#Binge Reviewing my previous Reads #Spy Thriller
By the time I reached The Bourne Objective, Eric Van Lustbader’s continuation of Robert Ludlum’s legacy had already set me up for a rollercoaster of shifting allegiances, murky conspiracies, and Jason Bourne’s eternal tango with memory and identity.
This installment doubles down on what Lustbader does best—taking the skeletal Ludlum template and fleshing it out with layers of paranoia, tangled motivations, and a world that feels like a chessboard where every pawn might actually be a queen in disguise.
If The Bourne Betrayal was about Bourne chasing shadows, and The Bourne Deception about him wrestling with staged deaths and faked truths, then The Bourne Objective comes across like the culmination of those tensions, tying together threads with a mix of closure and escalation.
What stands out is Lustbader’s ability to maintain narrative momentum. The book doesn’t dawdle—it vaults from one city to another, layering in assassins, betrayals, and double games that remind me of how Ian Fleming kept Bond in perpetual motion, only here the adrenaline is matched by a gnawing philosophical edge.
Bourne isn’t just dodging bullets; he’s trying to reconcile who he is against what the world insists he must be. That inner fracture gives the book its core tension. When Ludlum wrote the original trilogy, the psychological depth was already there—Bourne as a man defined by absence.
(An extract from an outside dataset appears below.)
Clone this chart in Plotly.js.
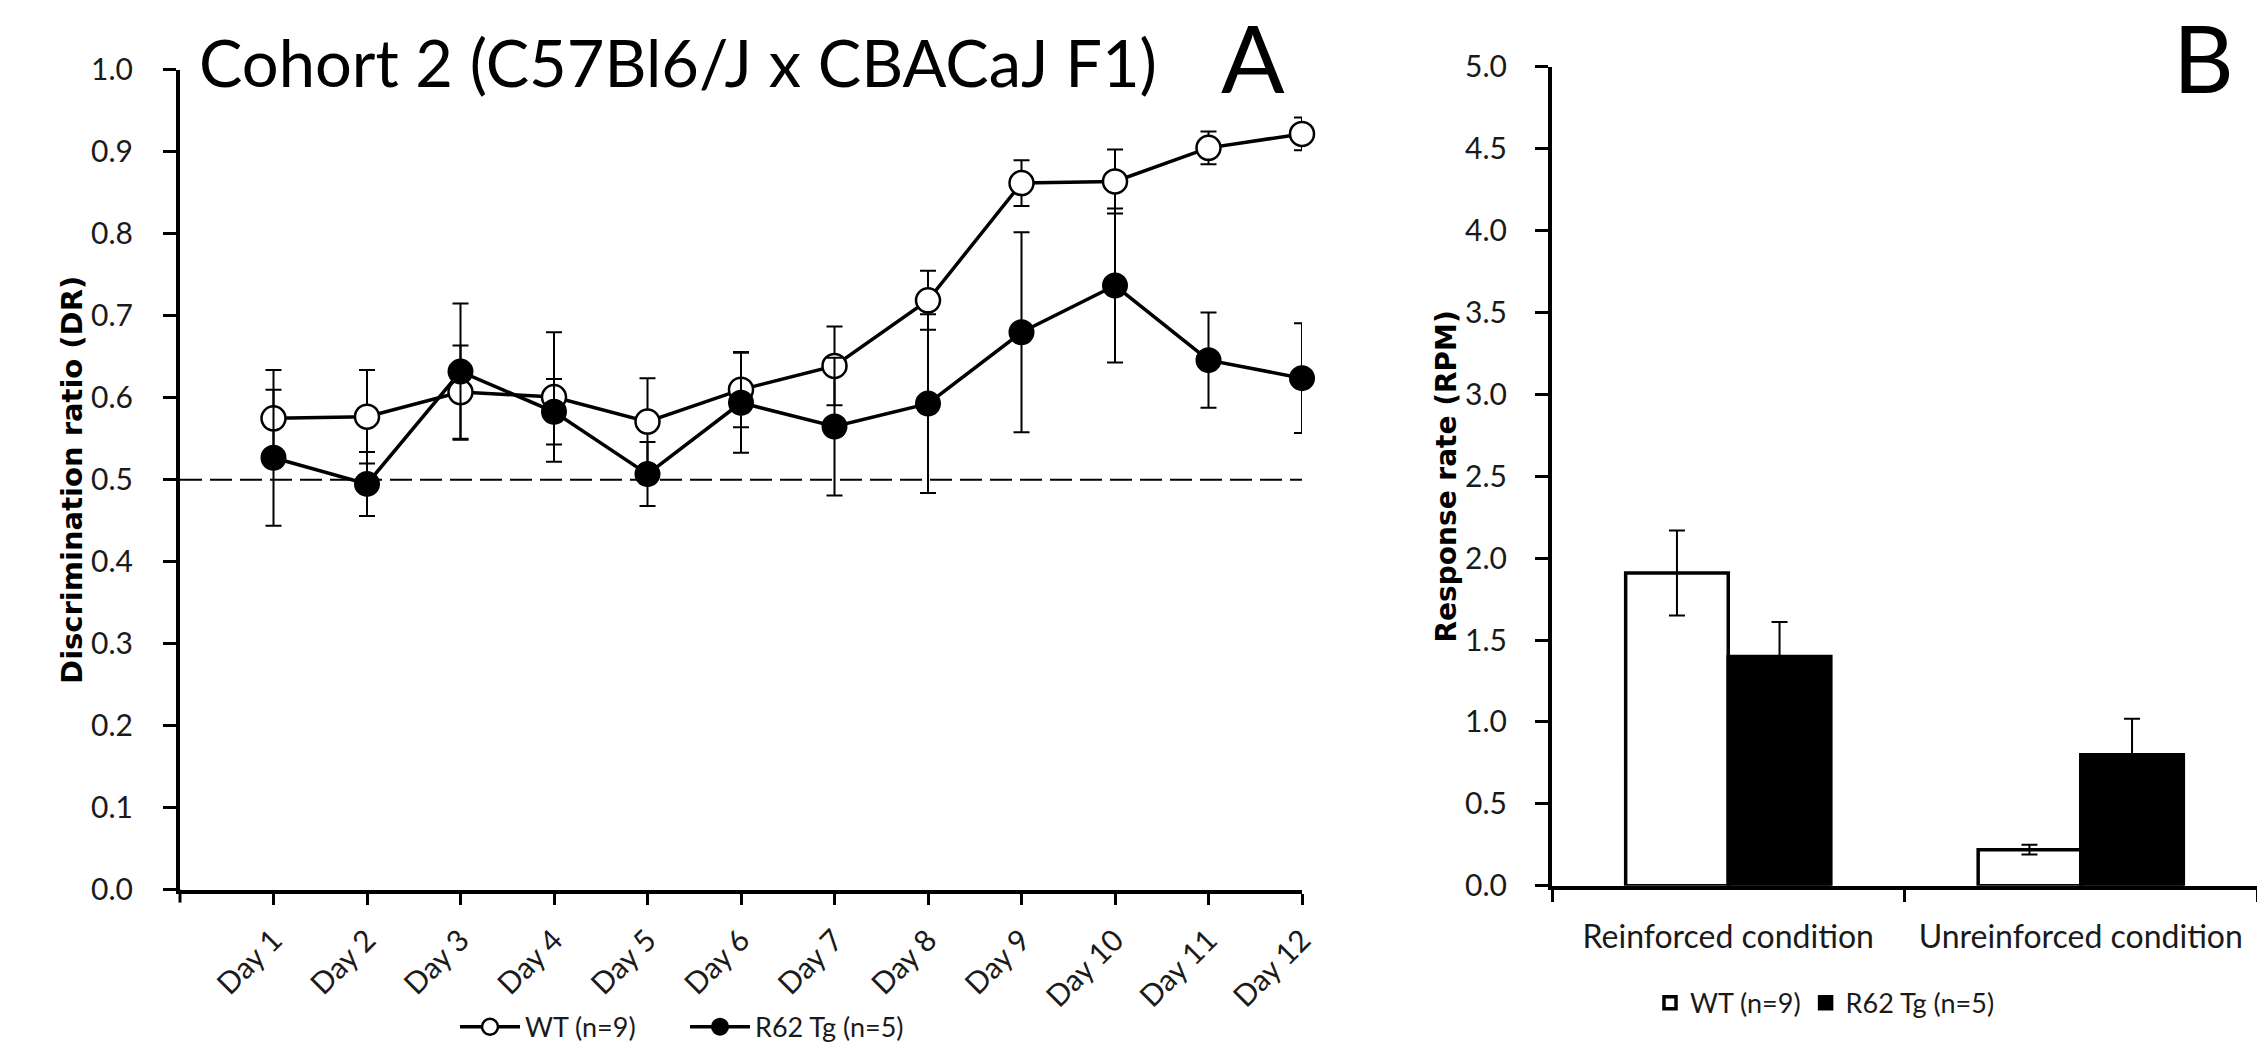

Lustbader amplifies that, sometimes in a slightly melodramatic key, but always with the recognition that the spy thriller works best when the protagonist’s greatest enemy isn’t just the agency or the assassin but his own fragmented self.
Comparatively, if we place The Bourne Objective against other spy franchises, it feels denser than a Tom Clancy novel (Clancy revels in hardware and policy minutiae, Lustbader in mythic conspiracies and human frailty), but not as sleek and stripped-down as a John le Carré piece. It sits in that fascinating middle ground—larger-than-life yet moored in very real fears of shadow states, manipulated intelligence, and human expendability.
The pacing reminded me of Frederick Forsyth’s The Afghan—international intrigue with relentless propulsion—but Bourne carries that haunted, almost Byronic weight Forsyth’s characters seldom do.
Another aspect that deserves mention is how Lustbader plays with recurring enemies. Unlike Bond’s one-and-done villains, or even Jack Ryan’s evolving geopolitical foils, Bourne’s antagonists seem to resurface like ghosts, circling him across novels, mirroring his inability to permanently resolve anything in his own life.
The continuity across Lustbader’s Bourne series makes The Bourne Objective feel not just like an isolated thriller but part of a serialised epic, more akin to a prestige TV arc than a standalone novel. You binge them, and they bleed into each other—yet this one has enough spikes of revelation to mark it out.
So does Lustbader match Ludlum at his prime? Not exactly—Ludlum’s writing had a pulpy immediacy, a kind of blunt-force paranoia that felt like headlines transmuted into nightmares. Lustbader, in contrast, leans into baroque plotting and grander mythologies.
But that’s the trick: if Ludlum birthed Bourne out of Cold War paranoia, Lustbader nurtures him into the 21st century, making him both relic and prophet. The Bourne Objective captures that delicate balance: Jason Bourne as weapon, wanderer, and unwilling prophet of the shadows.